▶ SOURCE EXCERPT:
- - - - - - -

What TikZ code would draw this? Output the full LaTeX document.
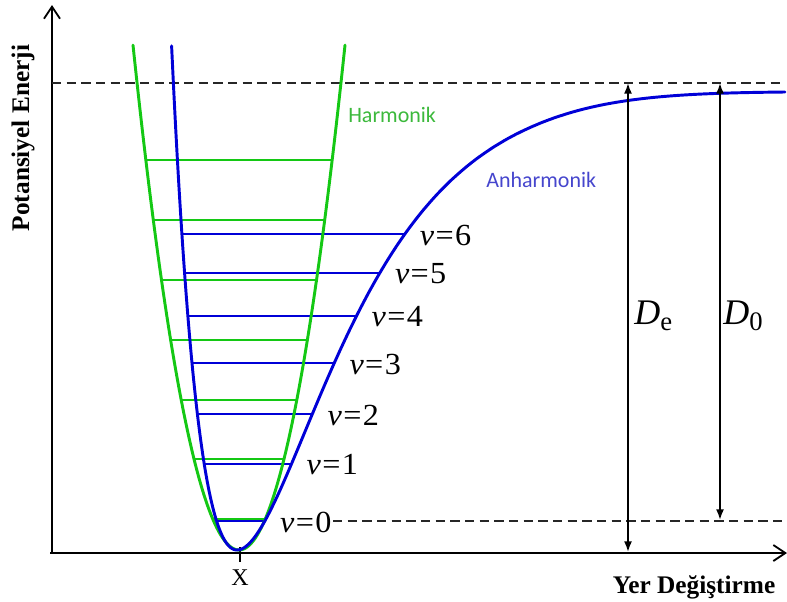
\documentclass[tikz,border=0pt]{standalone}
\usepackage{fontspec}
\setmainfont{Liberation Serif}
\newfontfamily\calibri{Carlito}
\usetikzlibrary{arrows.meta}
\definecolor{hgreen}{RGB}{20,200,20}
\definecolor{hgreentext}{RGB}{60,185,60}
\definecolor{ablue}{RGB}{0,0,215}
\definecolor{abluetext}{RGB}{70,70,205}
\newcommand{\vlab}[1]{\scalebox{1.05}[1]{\textit{v}\kern1pt=\kern1pt#1}}
\begin{document}
\begin{tikzpicture}[x=0.75pt,y=-0.75pt,
  axis/.style={line width=1.6pt, -{Straight Barb[length=9pt,width=12pt,line width=1.4pt]}},
  dashline/.style={line width=1pt, dash pattern=on 7pt off 4pt, black!85},
  curve/.style={line width=2.2pt, line join=round, line cap=round},
  glevel/.style={hgreen, line width=1.2pt},
  blevel/.style={ablue, line width=1.2pt},
  darrow/.style={line width=1.3pt, {Latex[length=8pt,width=6pt]}-{Latex[length=8pt,width=6pt]}},
  vlabel/.style={anchor=west, inner sep=0pt, font=\fontsize{23}{23}\selectfont},
  dlabel/.style={anchor=base west, inner sep=0pt, font=\fontsize{27}{27}\selectfont},
  axlabel/.style={inner sep=0pt, font=\bfseries\fontsize{19}{19}\selectfont},
  curvelabel/.style={anchor=west, inner sep=0pt, font=\calibri\fontsize{16.5}{16.5}\selectfont}
]
\useasboundingbox (0,0) rectangle (787,601);

% axes
\coordinate (O) at (52,553);
\coordinate (ytop) at (52,5);
\coordinate (xstart) at (50,553);
\coordinate (xend) at (787,553);
\draw[axis] (O) -- (ytop);
\draw[axis] (xstart) -- (xend);

% dissociation dashed line
\coordinate (dtL) at (52,83);
\coordinate (dtR) at (785,83);
\draw[dashline] (dtL) -- (dtR);

% X tick
\coordinate (tickA) at (240,547);
\coordinate (tickB) at (240,562);
\draw[line width=0.8pt] (tickA) -- (tickB);
\node[inner sep=0pt, font=\fontsize{18}{18}\selectfont] (xlab) at (240,578) {X};

% green harmonic levels
\foreach \v/\yy in {0/519,1/459,2/400,3/340,4/280,5/220,6/160}{
  \pgfmathsetmacro{\ww}{sqrt((550-\yy)/0.04494)}
  \coordinate (gL\v) at ({239-\ww},\yy);
  \coordinate (gR\v) at ({239+\ww},\yy);
  \draw[glevel] (gL\v) -- (gR\v);
}

% blue anharmonic levels
\foreach \v/\yy in {0/521,1/464,2/414,3/363,4/316,5/273,6/234}{
  \pgfmathsetmacro{\ss}{sqrt((550-\yy)/467)}
  \pgfmathsetmacro{\xl}{237-ln(1+\ss)/0.0109}
  \pgfmathsetmacro{\xr}{237-ln(1-\ss)/0.0103}
  \coordinate (bL\v) at (\xl,\yy);
  \coordinate (bR\v) at (\xr,\yy);
  \draw[blevel] (bL\v) -- (bR\v);
  \node[vlabel] (l\v) at ({\xr+15},{\yy+1}) {\vlab{\v}};
}

% green parabola
\draw[hgreen,curve] plot[domain=133:345,samples=120] (\x,{550-0.04494*(\x-239)*(\x-239)});

% blue Morse curve
\draw[ablue,curve] plot[domain=171.6:237,samples=60]
   (\x,{550-467*(1-exp(-0.0109*(\x-237)))*(1-exp(-0.0109*(\x-237)))})
  -- plot[domain=237:560,samples=140]
   (\x,{550-467*(1-exp(-0.0103*(\x-237)))*(1-exp(-0.0103*(\x-237)))})
  .. controls (620,96) and (690,93) .. (785,92);

% v=0 dashed line
\coordinate (v0end) at (785,521);
\draw[dashline] ([xshift=1pt]l0.east |- bR0) -- (v0end);

% D arrows
\coordinate (DeB) at (628,552);
\coordinate (DeT) at (628,83);
\coordinate (D0B) at (720,520);
\coordinate (D0T) at (720,83);
\draw[darrow] (DeB) -- (DeT);
\draw[darrow] (D0B) -- (D0T);
\node[dlabel] (De) at (634,324) {\textit{D}\raisebox{-5pt}{\fontsize{20}{20}\selectfont e}};
\node[dlabel] (D0) at (723,324) {\textit{D}\raisebox{-5pt}{\fontsize{20}{20}\selectfont 0}};

% curve labels
\node[curvelabel, text=hgreentext] (harm) at (348,115) {Harmonik};
\node[curvelabel, text=abluetext] (anharm) at (486,180) {Anharmonik};

% axis labels
\node[axlabel] (xax) at (694,587) {Yer Değiştirme};
\node[axlabel, rotate=90] (yax) at (23,138) {Potansiyel Enerji};
\end{tikzpicture}
\end{document}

- - - - - - -

▶ AIM OF THE EXERCISE: Write out every line of the preceding listing that contains "draw".

▶ PROBLEM SOLUTION:
What TikZ code would draw this? Output the full LaTeX document.
\draw[axis] (O) -- (ytop);
\draw[axis] (xstart) -- (xend);
\draw[dashline] (dtL) -- (dtR);
\draw[line width=0.8pt] (tickA) -- (tickB);
  \draw[glevel] (gL\v) -- (gR\v);
  \draw[blevel] (bL\v) -- (bR\v);
\draw[hgreen,curve] plot[domain=133:345,samples=120] (\x,{550-0.04494*(\x-239)*(\x-239)});
\draw[ablue,curve] plot[domain=171.6:237,samples=60]
\draw[dashline] ([xshift=1pt]l0.east |- bR0) -- (v0end);
\draw[darrow] (DeB) -- (DeT);
\draw[darrow] (D0B) -- (D0T);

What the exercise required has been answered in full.